== WHAT YOU HAVE TO DO ==
Repeat exactly the lines running from the first line of the data to the line containing "from matplotlib.ticker import FuncFormatter", both ends included, and nothing else; drop the pictures.

== INFORMATION SHOWN ==
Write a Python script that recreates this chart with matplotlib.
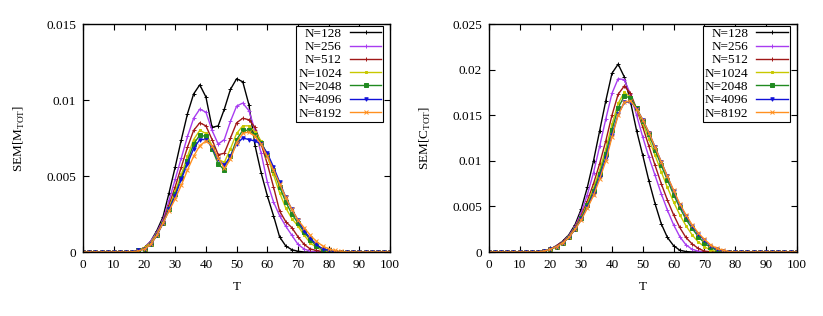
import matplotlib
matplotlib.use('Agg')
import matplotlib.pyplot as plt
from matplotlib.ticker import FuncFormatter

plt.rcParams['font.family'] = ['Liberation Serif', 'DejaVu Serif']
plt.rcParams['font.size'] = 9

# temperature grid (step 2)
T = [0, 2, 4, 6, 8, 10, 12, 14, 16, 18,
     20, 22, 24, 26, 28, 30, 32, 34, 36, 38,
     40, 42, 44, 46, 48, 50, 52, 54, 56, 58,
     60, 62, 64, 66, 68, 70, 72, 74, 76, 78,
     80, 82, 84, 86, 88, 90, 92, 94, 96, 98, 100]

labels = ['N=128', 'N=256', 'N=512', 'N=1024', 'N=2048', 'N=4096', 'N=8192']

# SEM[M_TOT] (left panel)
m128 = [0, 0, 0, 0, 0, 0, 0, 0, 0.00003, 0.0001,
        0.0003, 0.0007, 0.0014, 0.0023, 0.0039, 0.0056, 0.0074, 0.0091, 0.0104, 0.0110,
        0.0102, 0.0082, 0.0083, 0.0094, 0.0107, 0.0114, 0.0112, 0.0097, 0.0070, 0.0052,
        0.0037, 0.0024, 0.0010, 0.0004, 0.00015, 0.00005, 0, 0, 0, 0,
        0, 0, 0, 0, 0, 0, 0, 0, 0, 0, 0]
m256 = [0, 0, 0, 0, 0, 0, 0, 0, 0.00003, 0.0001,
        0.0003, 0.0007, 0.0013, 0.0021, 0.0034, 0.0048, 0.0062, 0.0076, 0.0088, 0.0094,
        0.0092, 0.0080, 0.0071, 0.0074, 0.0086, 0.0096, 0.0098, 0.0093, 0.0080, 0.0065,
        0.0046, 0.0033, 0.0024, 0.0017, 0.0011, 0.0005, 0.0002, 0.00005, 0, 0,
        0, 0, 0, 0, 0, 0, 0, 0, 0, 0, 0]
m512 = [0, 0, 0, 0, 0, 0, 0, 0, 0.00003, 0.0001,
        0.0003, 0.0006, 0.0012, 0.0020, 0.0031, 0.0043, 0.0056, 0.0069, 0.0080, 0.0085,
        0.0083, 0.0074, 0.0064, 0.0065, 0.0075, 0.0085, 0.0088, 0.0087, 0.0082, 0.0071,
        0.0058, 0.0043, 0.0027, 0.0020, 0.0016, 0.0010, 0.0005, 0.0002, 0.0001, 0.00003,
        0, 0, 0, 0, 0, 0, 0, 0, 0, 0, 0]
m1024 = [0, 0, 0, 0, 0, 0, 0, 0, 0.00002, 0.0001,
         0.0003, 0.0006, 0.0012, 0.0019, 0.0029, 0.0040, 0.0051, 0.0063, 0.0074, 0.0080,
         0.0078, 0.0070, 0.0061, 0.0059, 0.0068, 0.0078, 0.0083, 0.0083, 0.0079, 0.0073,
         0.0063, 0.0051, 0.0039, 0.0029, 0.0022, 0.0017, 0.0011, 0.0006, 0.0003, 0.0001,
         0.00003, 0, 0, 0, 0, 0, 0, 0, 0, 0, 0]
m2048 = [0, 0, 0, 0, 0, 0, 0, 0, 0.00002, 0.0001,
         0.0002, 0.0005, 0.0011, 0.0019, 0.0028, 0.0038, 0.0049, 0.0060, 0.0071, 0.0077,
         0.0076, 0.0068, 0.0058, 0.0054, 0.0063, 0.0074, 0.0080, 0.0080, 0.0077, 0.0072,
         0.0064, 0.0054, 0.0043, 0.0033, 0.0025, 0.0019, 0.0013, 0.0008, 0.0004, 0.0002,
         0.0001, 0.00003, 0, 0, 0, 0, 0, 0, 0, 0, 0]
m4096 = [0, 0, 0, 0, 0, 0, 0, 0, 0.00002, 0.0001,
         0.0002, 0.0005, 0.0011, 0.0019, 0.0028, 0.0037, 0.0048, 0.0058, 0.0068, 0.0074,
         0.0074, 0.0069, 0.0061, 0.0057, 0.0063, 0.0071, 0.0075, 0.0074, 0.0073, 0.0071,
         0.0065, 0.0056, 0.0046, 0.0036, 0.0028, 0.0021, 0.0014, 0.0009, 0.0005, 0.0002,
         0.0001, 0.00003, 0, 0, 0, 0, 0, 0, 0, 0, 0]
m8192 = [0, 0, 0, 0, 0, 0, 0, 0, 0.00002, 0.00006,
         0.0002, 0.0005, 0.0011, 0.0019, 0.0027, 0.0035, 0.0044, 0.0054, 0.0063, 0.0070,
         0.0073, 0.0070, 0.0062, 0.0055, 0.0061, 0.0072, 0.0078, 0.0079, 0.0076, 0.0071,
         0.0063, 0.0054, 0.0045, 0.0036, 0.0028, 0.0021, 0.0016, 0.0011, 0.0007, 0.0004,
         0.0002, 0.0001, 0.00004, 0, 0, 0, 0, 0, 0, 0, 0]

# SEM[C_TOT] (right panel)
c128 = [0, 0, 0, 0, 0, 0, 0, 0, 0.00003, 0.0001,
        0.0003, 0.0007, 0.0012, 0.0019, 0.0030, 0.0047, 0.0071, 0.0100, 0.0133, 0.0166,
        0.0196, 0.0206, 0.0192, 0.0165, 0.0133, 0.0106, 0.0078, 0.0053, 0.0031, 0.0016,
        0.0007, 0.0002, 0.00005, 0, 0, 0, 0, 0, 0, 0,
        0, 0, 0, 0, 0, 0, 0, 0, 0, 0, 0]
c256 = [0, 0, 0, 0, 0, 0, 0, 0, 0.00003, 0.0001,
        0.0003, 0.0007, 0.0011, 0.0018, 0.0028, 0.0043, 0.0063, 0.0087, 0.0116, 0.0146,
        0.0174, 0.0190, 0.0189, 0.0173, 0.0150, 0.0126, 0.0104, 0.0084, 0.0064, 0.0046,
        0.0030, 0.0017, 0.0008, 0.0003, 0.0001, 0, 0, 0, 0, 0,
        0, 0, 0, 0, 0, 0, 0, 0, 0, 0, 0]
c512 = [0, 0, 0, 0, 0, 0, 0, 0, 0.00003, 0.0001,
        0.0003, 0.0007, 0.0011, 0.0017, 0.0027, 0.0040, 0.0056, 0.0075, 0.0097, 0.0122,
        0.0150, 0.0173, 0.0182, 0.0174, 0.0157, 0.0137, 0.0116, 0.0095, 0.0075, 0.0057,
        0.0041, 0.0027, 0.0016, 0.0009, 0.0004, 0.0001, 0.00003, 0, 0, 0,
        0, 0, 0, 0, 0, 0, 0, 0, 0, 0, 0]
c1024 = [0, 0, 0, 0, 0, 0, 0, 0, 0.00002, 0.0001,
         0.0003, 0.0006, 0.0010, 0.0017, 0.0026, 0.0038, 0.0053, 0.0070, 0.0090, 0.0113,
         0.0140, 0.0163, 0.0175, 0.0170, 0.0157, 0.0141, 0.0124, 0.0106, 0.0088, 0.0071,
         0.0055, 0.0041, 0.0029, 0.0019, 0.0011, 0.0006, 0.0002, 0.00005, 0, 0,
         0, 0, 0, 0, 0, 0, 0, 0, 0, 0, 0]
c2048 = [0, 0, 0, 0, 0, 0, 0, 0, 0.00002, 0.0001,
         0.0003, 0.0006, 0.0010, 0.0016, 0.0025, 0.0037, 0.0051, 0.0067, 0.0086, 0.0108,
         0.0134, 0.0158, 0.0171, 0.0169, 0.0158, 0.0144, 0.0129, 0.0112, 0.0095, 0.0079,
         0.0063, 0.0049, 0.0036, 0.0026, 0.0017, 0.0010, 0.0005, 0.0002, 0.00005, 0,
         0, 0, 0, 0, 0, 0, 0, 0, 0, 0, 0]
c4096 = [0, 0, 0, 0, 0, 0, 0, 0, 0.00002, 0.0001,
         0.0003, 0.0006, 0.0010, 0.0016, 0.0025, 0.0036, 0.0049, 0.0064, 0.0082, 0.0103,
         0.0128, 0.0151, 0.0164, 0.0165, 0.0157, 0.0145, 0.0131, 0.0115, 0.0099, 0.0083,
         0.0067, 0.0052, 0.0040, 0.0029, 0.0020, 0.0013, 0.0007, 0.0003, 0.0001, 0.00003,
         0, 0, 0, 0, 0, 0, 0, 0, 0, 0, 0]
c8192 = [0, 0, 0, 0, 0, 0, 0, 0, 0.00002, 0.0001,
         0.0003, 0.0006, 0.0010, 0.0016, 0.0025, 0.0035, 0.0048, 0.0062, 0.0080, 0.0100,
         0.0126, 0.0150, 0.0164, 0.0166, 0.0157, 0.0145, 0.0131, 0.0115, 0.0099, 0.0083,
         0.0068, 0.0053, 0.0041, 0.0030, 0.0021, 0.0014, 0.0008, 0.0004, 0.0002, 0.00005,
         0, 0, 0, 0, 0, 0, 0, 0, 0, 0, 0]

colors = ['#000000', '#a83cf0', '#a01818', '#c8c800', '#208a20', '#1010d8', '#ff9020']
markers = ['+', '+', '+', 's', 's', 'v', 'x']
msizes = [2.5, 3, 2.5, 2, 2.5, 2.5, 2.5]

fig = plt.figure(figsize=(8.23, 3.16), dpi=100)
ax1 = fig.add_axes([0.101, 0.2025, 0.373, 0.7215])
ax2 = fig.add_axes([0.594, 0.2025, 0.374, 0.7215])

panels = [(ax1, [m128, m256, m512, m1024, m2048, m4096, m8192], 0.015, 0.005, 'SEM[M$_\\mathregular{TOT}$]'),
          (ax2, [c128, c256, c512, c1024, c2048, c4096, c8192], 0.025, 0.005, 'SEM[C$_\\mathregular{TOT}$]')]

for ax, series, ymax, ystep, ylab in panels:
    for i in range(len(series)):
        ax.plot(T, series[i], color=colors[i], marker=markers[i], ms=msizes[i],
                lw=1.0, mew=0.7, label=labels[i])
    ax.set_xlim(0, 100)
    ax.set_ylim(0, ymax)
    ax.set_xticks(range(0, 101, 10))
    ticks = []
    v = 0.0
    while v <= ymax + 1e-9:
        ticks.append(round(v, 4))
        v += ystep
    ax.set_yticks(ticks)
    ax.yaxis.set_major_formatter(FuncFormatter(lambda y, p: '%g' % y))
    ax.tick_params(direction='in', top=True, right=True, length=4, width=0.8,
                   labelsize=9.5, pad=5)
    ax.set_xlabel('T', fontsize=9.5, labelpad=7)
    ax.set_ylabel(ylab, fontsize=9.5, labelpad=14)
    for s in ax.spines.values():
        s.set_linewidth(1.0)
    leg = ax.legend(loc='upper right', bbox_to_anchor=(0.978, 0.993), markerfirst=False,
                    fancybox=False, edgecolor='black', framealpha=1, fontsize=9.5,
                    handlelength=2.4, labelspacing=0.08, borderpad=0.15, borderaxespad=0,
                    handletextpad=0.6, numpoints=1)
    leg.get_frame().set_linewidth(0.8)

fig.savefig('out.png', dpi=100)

== THE REPLY ==
Write a Python script that recreates this chart with matplotlib.
import matplotlib
matplotlib.use('Agg')
import matplotlib.pyplot as plt
from matplotlib.ticker import FuncFormatter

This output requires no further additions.